True Self and False Self: Our Ultimate Identity
Thomas Merton (1915-1968) developed wonderful insights into the true self and false self. James Finley, one of CAC’s core faculty members, lived and prayed with Merton for six years at the Abbey of Gethsemani in Kentucky. This week Jim shares some of what he learned from this great contemplative teacher.
Merton’s whole spirituality, in one way or another, pivots on the question of ultimate human identity. Merton’s message is that we are one with God. Our own deepest self is one with the “Risen and Deathless Christ in Whom all are fulfilled in One.” 
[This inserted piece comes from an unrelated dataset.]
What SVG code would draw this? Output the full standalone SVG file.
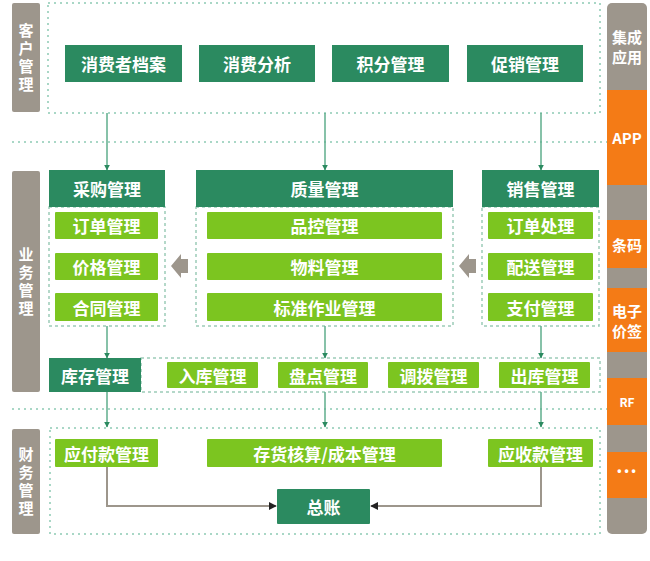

Along the journey to God, the self that begins is not the self that arrives. At the outset, our self is who we thought ourselves to be. This self dies along the way until in the end “no one” is left. This “no one” is our true self. It is the self that stands prior to all that is this or that. It is the self in God, the self bigger than death yet born of death. It is the self God forever loves.
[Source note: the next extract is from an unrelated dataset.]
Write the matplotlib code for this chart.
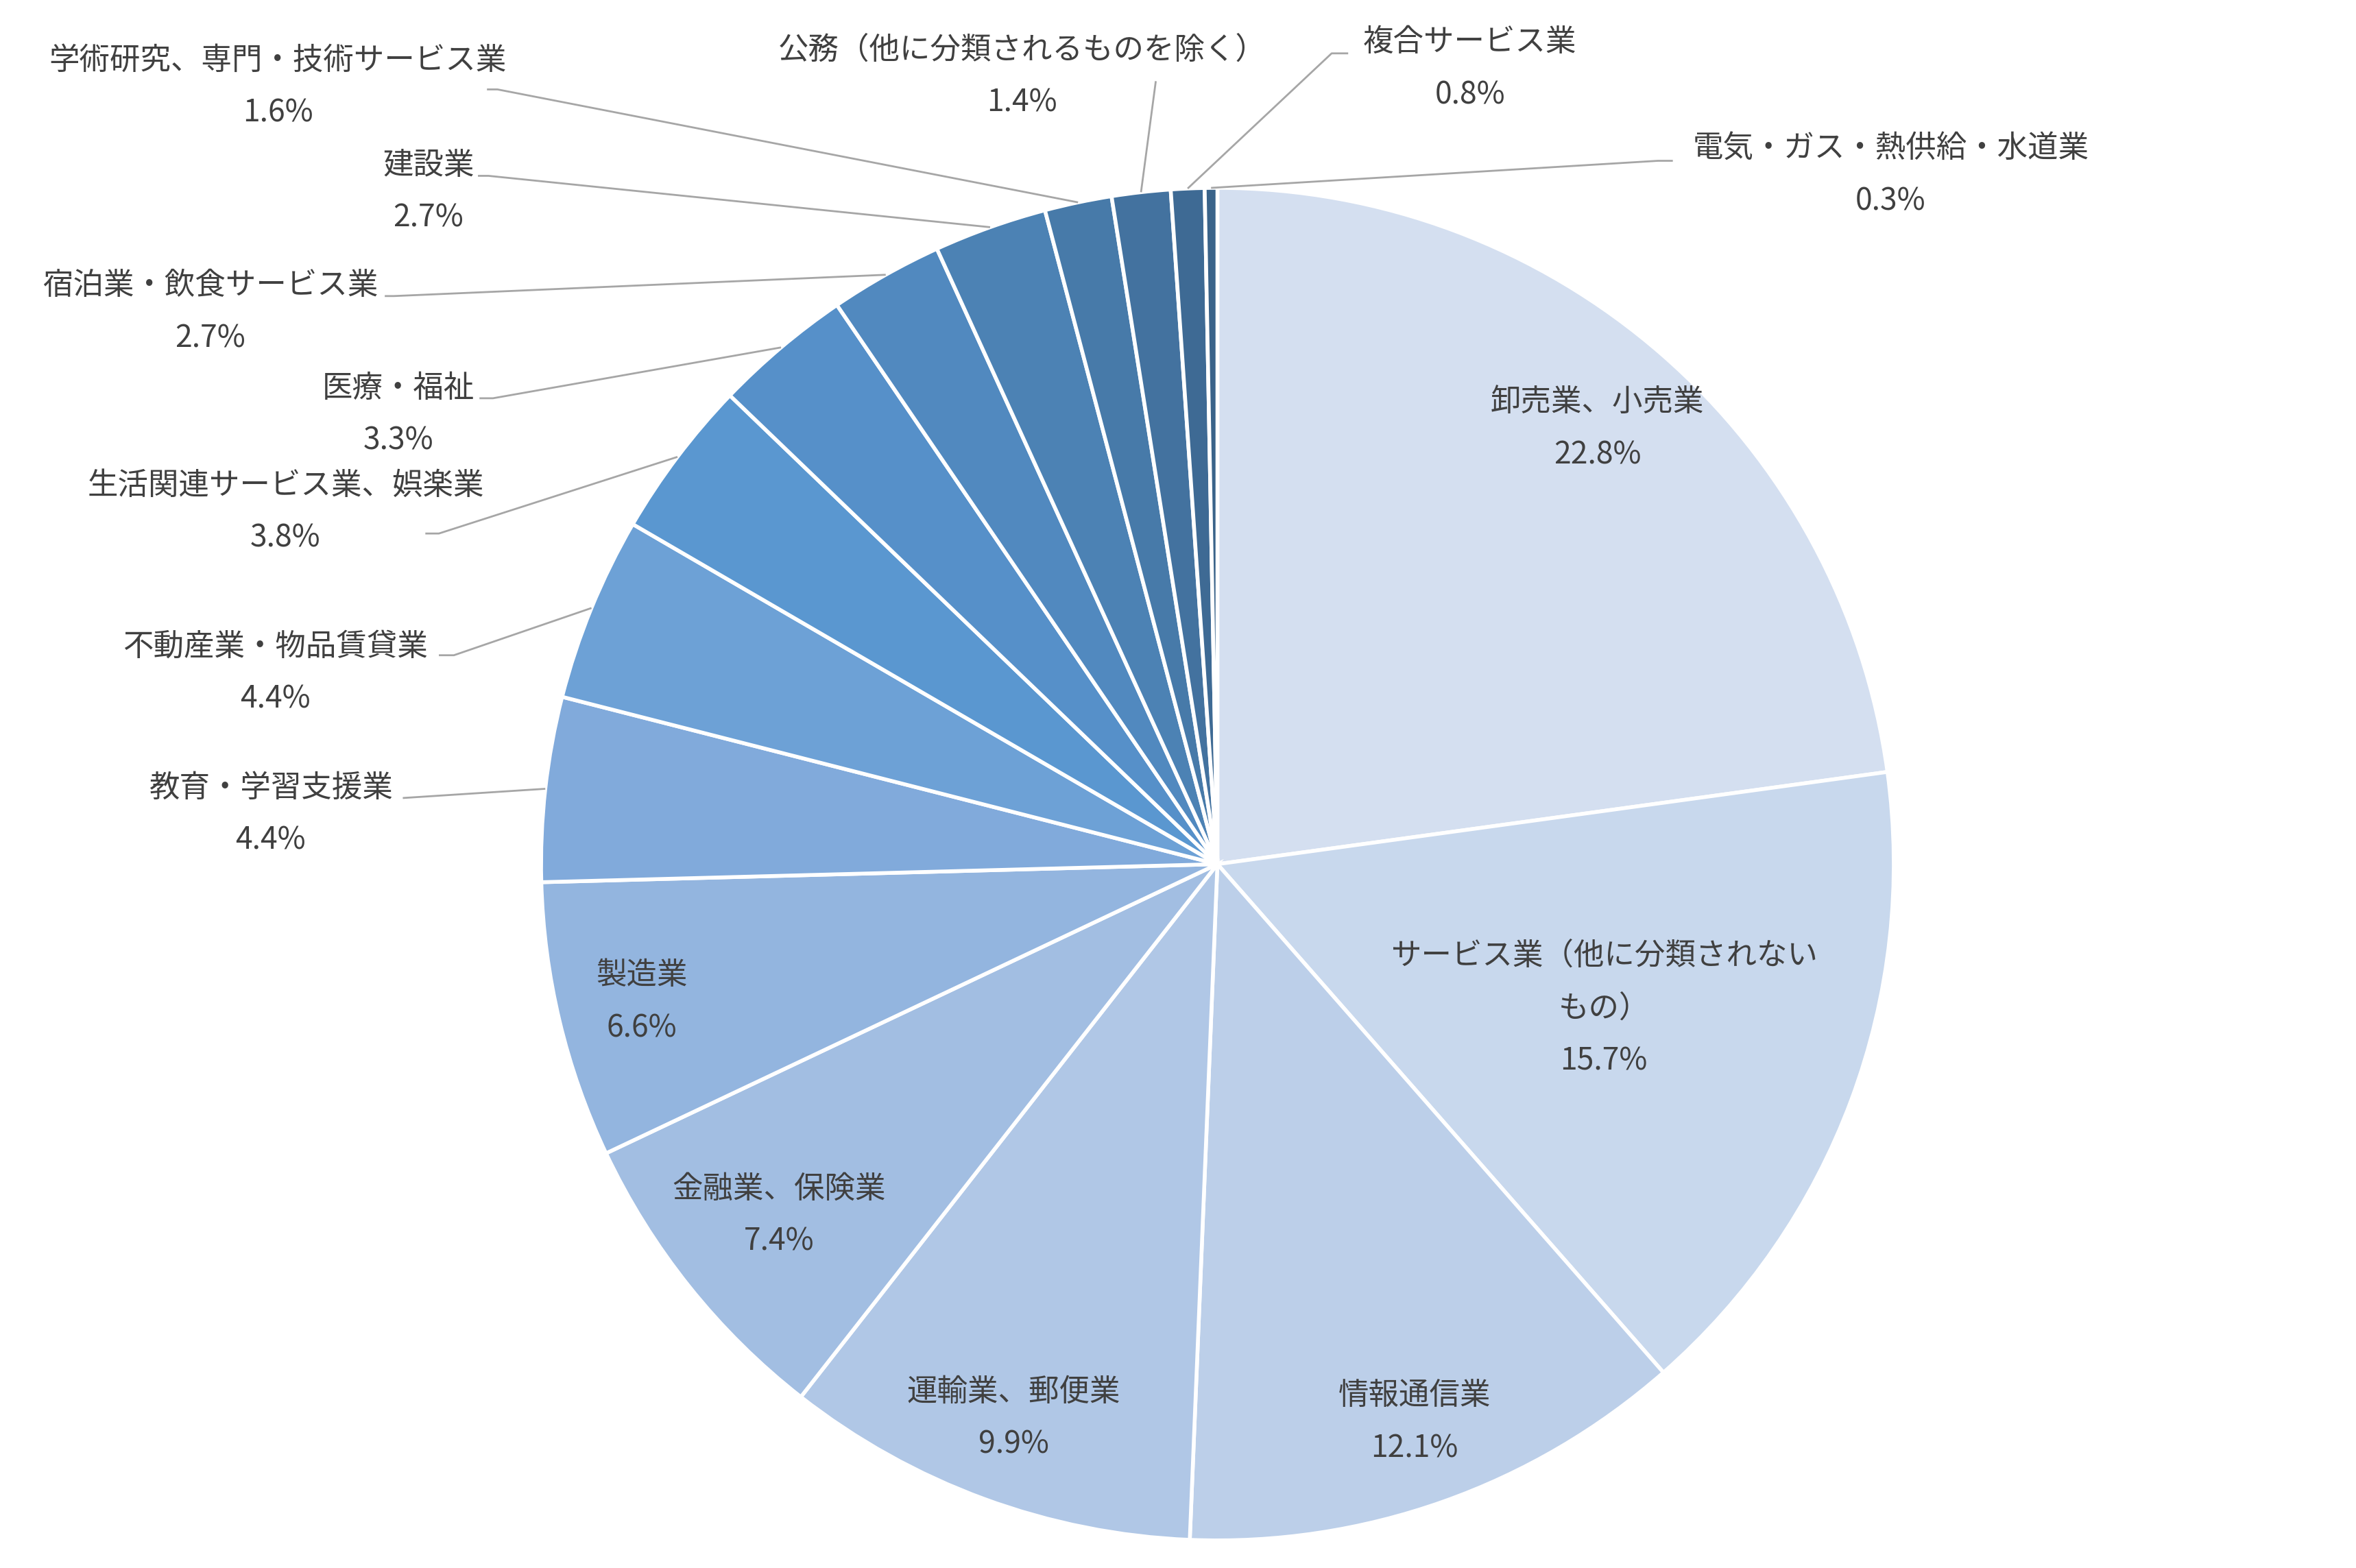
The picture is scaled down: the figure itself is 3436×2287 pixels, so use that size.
import matplotlib
matplotlib.use("Agg")
import matplotlib.pyplot as plt
import numpy as np

plt.rcParams['font.family'] = ['Noto Sans CJK JP', 'DejaVu Sans']

# ---- data ----
categories = [
    "卸売業、小売業",
    "サービス業（他に分類されない\nもの）",
    "情報通信業",
    "運輸業、郵便業",
    "金融業、保険業",
    "製造業",
    "教育・学習支援業",
    "不動産業・物品賃貸業",
    "生活関連サービス業、娯楽業",
    "医療・福祉",
    "宿泊業・飲食サービス業",
    "建設業",
    "学術研究、専門・技術サービス業",
    "公務（他に分類されるものを除く）",
    "複合サービス業",
    "電気・ガス・熱供給・水道業",
]
values = [22.8, 15.7, 12.1, 9.9, 7.4, 6.6, 4.4, 4.4, 3.8, 3.3, 2.7, 2.7, 1.6, 1.4, 0.8, 0.3]
colors = [
    "#D4DFF0", "#C8D8ED", "#BCCFE9", "#B0C7E6", "#A2BEE2", "#93B5DF",
    "#81AADB", "#6DA1D6", "#5A97D0", "#5690C9", "#5189BF", "#4C82B4",
    "#477AA9", "#43729F", "#3E6A94", "#3A6389",
]

# ---- layout ----
W, H = 3437, 2287
S = 3437 / 1568.0          # reference-view to pixel scale
TXT = "#404040"
FS = 32
LINE_GAP = 35 * S          # px between label lines

def P(xd, yd):
    return xd * S, H - yd * S

cx, cy = P(810, 575)
R = 450 * S

fig = plt.figure(figsize=(W / 100, H / 100), dpi=100)
ax = fig.add_axes([0, 0, 1, 1])

wedges, _ = ax.pie(values, colors=colors, startangle=90, counterclock=False,
                   center=(cx, cy), radius=R,
                   wedgeprops=dict(edgecolor='white', linewidth=4))
ax.set_xlim(0, W)
ax.set_ylim(0, H)
ax.set_aspect('equal')
ax.axis('off')

total = sum(values)
cum = np.cumsum([0] + values[:-1])
mid_angles = [90 - (c + v / 2) / total * 360 for c, v in zip(cum, values)]

def label_block(x, y, name, pct, ha='center'):
    lines = name.split("\n") + [pct]
    n = len(lines)
    top = y + (n - 1) * LINE_GAP / 2
    for i, t in enumerate(lines):
        ax.text(x, top - i * LINE_GAP, t, ha=ha, va='center', fontsize=FS, color=TXT)

# inside labels (first 6 slices): radius fraction of the block centre
inside_r = [0.855, 0.61, 0.875, 0.873, 0.83, 0.875]
for i, fr in enumerate(inside_r):
    a = np.deg2rad(mid_angles[i])
    x = cx + fr * R * np.cos(a)
    y = cy + fr * R * np.sin(a)
    label_block(x, y, categories[i], f"{values[i]:.1f}%")

# outside labels: (name-line centre, elbow point, line end) in reference-view coords
outside = [
    ((180, 524), (268, 531), (268, 531)),
    ((183, 430), (302, 436), (292, 436)),
    ((190, 323), (292, 355), (283, 355)),
    ((265, 258), (328, 265), (319, 265)),
    ((140, 190), (262, 197), (256, 197)),
    ((285, 110), (325, 117), (318, 117)),
    ((185, 40), (331, 59.5), (324, 59.5)),
    ((680, 33), (769, 54), (769, 54)),
    ((978, 28), (886, 35.5), (897, 35.5)),
    ((1258, 99), (1103, 107), (1113, 107)),
]
for k, (tpos, elbow, end) in enumerate(outside):
    i = 6 + k
    a = np.deg2rad(mid_angles[i])
    sx = cx + R * np.cos(a)
    sy = cy + R * np.sin(a)
    ex, ey = P(*elbow)
    fx, fy = P(*end)
    ax.plot([sx, ex, fx], [sy, ey, fy], color="#A6A6A6", linewidth=2.0,
            solid_capstyle='butt', zorder=1)
    tx, ty = P(*tpos)
    ax.text(tx, ty, categories[i], ha='center', va='center', fontsize=FS, color=TXT)
    ax.text(tx, ty - LINE_GAP, f"{values[i]:.1f}%", ha='center', va='center',
            fontsize=FS, color=TXT)

fig.savefig("out.png", dpi=100, facecolor='white')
Merton doesn’t question the reality and importance of the empirical self we call our personality. We must deeply respect our whole person, including the day-by-day realities of life and the self that is formed by them. What Merton does say, however, is that when the relative identity of the ego is taken to be my deepest and only identity, when I am thought to be nothing but the sum total of all my relationships, when I cling to this self and make it the center around which and for which I live, I then make my empirical identity into the false self. My own self then becomes the obstacle to realizing my true self.
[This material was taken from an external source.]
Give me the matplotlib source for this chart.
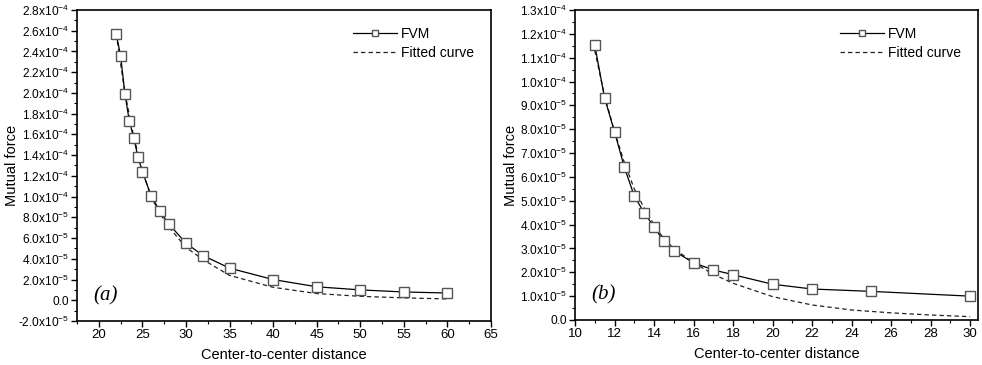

The true self is our whole self before God, the self we were created to become, our self in Christ. It is the self that breathes, that stands and sits. It is the self that is. The true self, being simple like God, can be realized only in the mode of simple, contemplative awareness.
The whole of the spiritual life finds its fulfillment in bringing our entire life into a transforming, loving communion with the ineffable God. Such a communion is beyond what words can say, but a prayerful, respectful pursuit of Merton’s understanding of the true self can bring us to the brink of the insight into our own ultimate identity as radically one with God in Christ. This insight, which is itself a gift, will provide us with the unifying vision that is expressed not only in Merton but in all the great mystical traditions.
~Adapted from James Finley, Merton’s Palace of Nowhere: A Search for God through Awareness of the True Self (Ave Maria Press: 1978), 17, 18, 19.
 Thomas Merton, Mystics and Zen Masters (Farrar, Straus and Giroux: 1967), 42.